Q7 Order your next three actions.
A
Finish the capper card → then handle Station 2 → log both at end of shift. A stopped line outranks any card, and end-of-shift logging blurs both entries.
B
Clear the Station 2 stop → log it with its reason → return to the capper card and close it out. Live line-down first, log while it's fresh, then back to the ranked loss. That's the whole priority rule.
C
Clear Station 2 → skip the log since it's obvious → back to the card. The unlogged stop never joins its pattern — six minutes of invisible loss, every time it happens.
Covered in Module 03
Q8 The top card names a station and a loss, but you know the line and suspect a different cause.
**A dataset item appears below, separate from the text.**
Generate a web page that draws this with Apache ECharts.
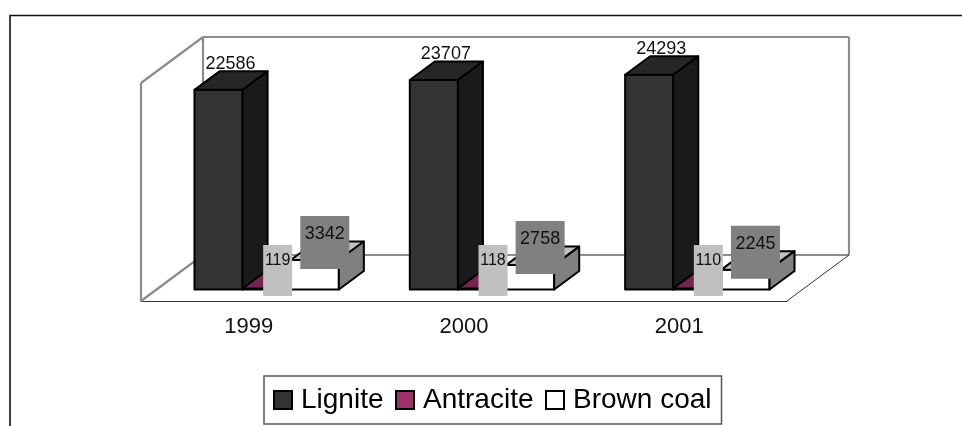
<!DOCTYPE html>
<html>
<head>
<meta charset="utf-8">
<style>
html,body{margin:0;padding:0;background:#fff;}
#chart{width:962px;height:426px;}
</style>
<script src="https://cdn.jsdelivr.net/npm/echarts@6/dist/echarts.min.js"></script>
</head>
<body>
<div id="chart"></div>
<script>
var categories = ['1999', '2000', '2001'];
var lignite = [22586, 23707, 24293];
var antracite = [119, 118, 110];
var brownCoal = [3342, 2758, 2245];

var FONT = '"Liberation Sans", Arial, sans-serif';
var DEPTH_X = 25, DEPTH_Y = 18.5;   // bar depth
var SHIFT_X = 18, SHIFT_Y = 11.5;   // bars stand back from the front edge of the floor
var BAR_RATIO = 0.2235;

function poly(points, fill, z2) {
    return {
        type: 'polygon',
        z2: z2,
        shape: {points: points},
        style: {fill: fill, stroke: '#000', lineWidth: 2, lineJoin: 'round'}
    };
}

function line(x1, y1, x2, y2, color, width) {
    return {
        type: 'line',
        shape: {x1: x1, y1: y1, x2: x2, y2: y2},
        style: {stroke: color, lineWidth: width}
    };
}

// the walls and the floor behind the bars
function renderWalls(params) {
    var c = params.coordSys;
    var l = c.x, b = c.y + c.height, r = c.x + c.width;
    var dx = 62, dy = 46, h = 218;
    return {
        type: 'group',
        children: [
            line(l, b, l, b - h, '#8c8c8c', 2.2),
            line(l, b - h, l + dx, b - h - dy, '#8c8c8c', 2.2),
            line(l + dx, b - h - dy, r + dx, b - h - dy, '#8c8c8c', 2.2),
            line(l + dx, b - h - dy, l + dx, b - dy, '#8c8c8c', 2.2),
            line(r + dx, b - h - dy, r + dx, b - dy, '#8c8c8c', 2.2),
            line(l, b, l + dx, b - dy, '#8c8c8c', 2.2),
            line(l + dx, b - dy, r + dx, b - dy, '#8c8c8c', 2.2),
            line(r, b, r + dx, b - dy, '#333', 1)
        ]
    };
}

function barRenderer(slot, colors, label) {
    return function (params, api) {
        var i = api.value(0), v = api.value(1);
        var top = api.coord([i, v]);
        var base = api.coord([i, 0]);
        var w = api.size([1, 0])[0] * BAR_RATIO;
        var x0 = top[0] + SHIFT_X + (slot - 0.5) * w;
        var x1 = x0 + w;
        var y0 = top[1] - SHIFT_Y;
        var y1 = base[1] - SHIFT_Y;
        var cx = (x0 + x1) / 2 + label.dx;
        var kids = [
            poly([[x0, y1], [x1, y1], [x1, y0], [x0, y0]], colors[0], 1),
            poly([[x0, y0], [x1, y0], [x1 + DEPTH_X, y0 - DEPTH_Y], [x0 + DEPTH_X, y0 - DEPTH_Y]], colors[1], 1),
            poly([[x1, y1], [x1 + DEPTH_X, y1 - DEPTH_Y], [x1 + DEPTH_X, y0 - DEPTH_Y], [x1, y0]], colors[2], 1)
        ];
        if (label.box) {
            kids.push({
                type: 'rect',
                z2: 50,
                shape: {x: cx - label.w / 2, y: y0 + label.top, width: label.w, height: label.h},
                style: {fill: label.box}
            });
        }
        kids.push({
            type: 'text',
            z2: 60,
            style: {
                text: String(v),
                x: cx,
                y: y0 + label.textY,
                align: 'center',
                verticalAlign: 'middle',
                fontSize: label.size,
                fontFamily: FONT,
                fill: '#111'
            }
        });
        return {type: 'group', children: kids};
    };
}

function pairs(values) {
    return values.map(function (v, i) { return [i, v]; });
}

function barSeries(name, values, slot, colors, label) {
    return {
        name: name,
        type: 'custom',
        silent: true,
        itemStyle: {color: colors[0]},
        encode: {x: 0, y: 1},
        data: pairs(values),
        renderItem: barRenderer(slot, colors, label)
    };
}

var option = {
    backgroundColor: '#fff',
    animation: false,
    textStyle: {fontFamily: FONT},
    legend: {
        left: 264,
        top: 376,
        padding: [10, 10, 10, 9],
        itemGap: 11.5,
        itemWidth: 18,
        itemHeight: 18,
        borderColor: '#555',
        borderWidth: 1.5,
        icon: 'rect',
        selectedMode: false,
        itemStyle: {borderColor: '#000', borderWidth: 2},
        textStyle: {fontSize: 28, fontFamily: FONT, color: '#000', padding: [0, 0, 0, 4]},
        data: ['Lignite', 'Antracite', 'Brown coal']
    },
    grid: {left: 141, top: 80, width: 646, height: 221},
    xAxis: {
        type: 'category',
        data: categories,
        axisLine: {lineStyle: {color: '#333', width: 1}},
        axisTick: {length: 6, lineStyle: {color: '#444', width: 1}},
        axisLabel: {fontSize: 22, fontFamily: FONT, color: '#111', margin: 15}
    },
    yAxis: {type: 'value', min: 0, max: 25000, show: false},
    series: [
        {
            name: 'walls',
            type: 'custom',
            silent: true,
            z: 1,
            encode: {x: 0, y: 1},
            data: [[0, 0]],
            renderItem: renderWalls
        },
        barSeries('Lignite', lignite, -1, ['#333333', '#262626', '#1a1a1a'],
            {dx: 12, textY: -25.5, size: 18}),
        barSeries('Antracite', antracite, 0, ['#993366', '#732650', '#4d1a33'],
            {dx: 11, top: -43.5, w: 29, h: 51, box: '#c0c0c0', textY: -28, size: 16}),
        barSeries('Brown coal', brownCoal, 1, ['#ffffff', '#c0c0c0', '#808080'],
            {dx: 10, top: -44, w: 49, h: 53, box: '#808080', textY: -26, size: 18})
    ],
    graphic: [{
        type: 'polyline',
        silent: true,
        shape: {points: [[10, 426], [10, 15.5], [962, 15.5]]},
        style: {fill: null, stroke: '#111', lineWidth: 1.6}
    }]
};

var myChart = echarts.init(document.getElementById('chart'));
myChart.setOption(option);
</script>
</body>
</html>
What is the card to you?
A
A starting point — walk, check, and log what you actually find, even if it contradicts the card. The card is ranked impact, not an order. Your close-out log is how the ranking learns the floor's reality.
B
An order — do exactly what it says regardless. You know the line; the AI knows the pattern. The system is built for your judgment plus its ranking, not obedience.
C
A suggestion you can ignore without logging anything. Ignore it silently and the same card returns every shift while the data drifts.
Covered in Module 03
An anomaly alert shows a temperature reading climbing out of its band. You walk over and your gauge check confirms the drift. Parts still pass.
Q9 What's the right response?
A
Make the smallest correction that brings it back in range, and log what you did. Confirm, correct small, log — the fix is a tweak now and a scrap bin later, and the log is handover gold.
B
Shut the station down until maintenance can look at it. Nothing has failed. A confirmed drift calls for the small correction the process allows, not a stoppage that costs more than the drift.
C
Watch it for the rest of the shift before touching anything. You already confirmed it. Watching a confirmed drift is just choosing the expensive version of the fix.
Covered in Module 04
Q10 Why is "the alert fired but parts are still passing" the best moment to act?
A
Because the gap between the alert and the reject limit is where the fix is still a small adjustment. That window is the entire point of anomaly detection — after it closes, the same drift costs scrap and a hold.
B
Because alerts auto-escalate to your supervisor if you don't respond. The reason to act is the economics of the drift window, not escalation mechanics.
C
It isn't — acting before failure is premature. Waiting for failure means the drift got free rein to turn into scrap. The alert exists to beat that moment.
Covered in Module 04
End of shift: you swapped a worn guide rail on Station 4 (running fine now), Station 6's reject rate is creeping up but still in range, and an AI card about the labeler is half-done.
Q11 Which handover leads with the right things?
A
"Labeler card half-done — see my log note. Station 6 rejects creeping, still in range — watch it. Swapped Station 4 guide rail, holding." Open work first, the trend second, the completed change last — each in plain words the next crew can act on.
B
Full shift totals for OEE, downtime, and scrap, then the three items. The numbers already carry forward. Burying open items under retyped totals is how they get missed.
C
"Swapped the Station 4 guide rail today. Everything else normal." Leads with the finished item and buries the open card and the creeping trend — the two things that need eyes.
Covered in Module 05
Q12 You didn't get to an AI next-best action this shift. The honest handover move is:
A
Name it and say why — out of time, waiting on parts, needs a supervisor call. Named with a reason, it gets picked up instead of dropped or duplicated by the next crew.
B
Say nothing — the card will still be in the queue tomorrow. Unnamed, it either gets dropped or the next crew re-does your half-finished work.
C
Mark it done so the queue starts clean for the next crew. A false "done" hides a live loss and teaches the ranking the wrong lesson — the worst of both worlds.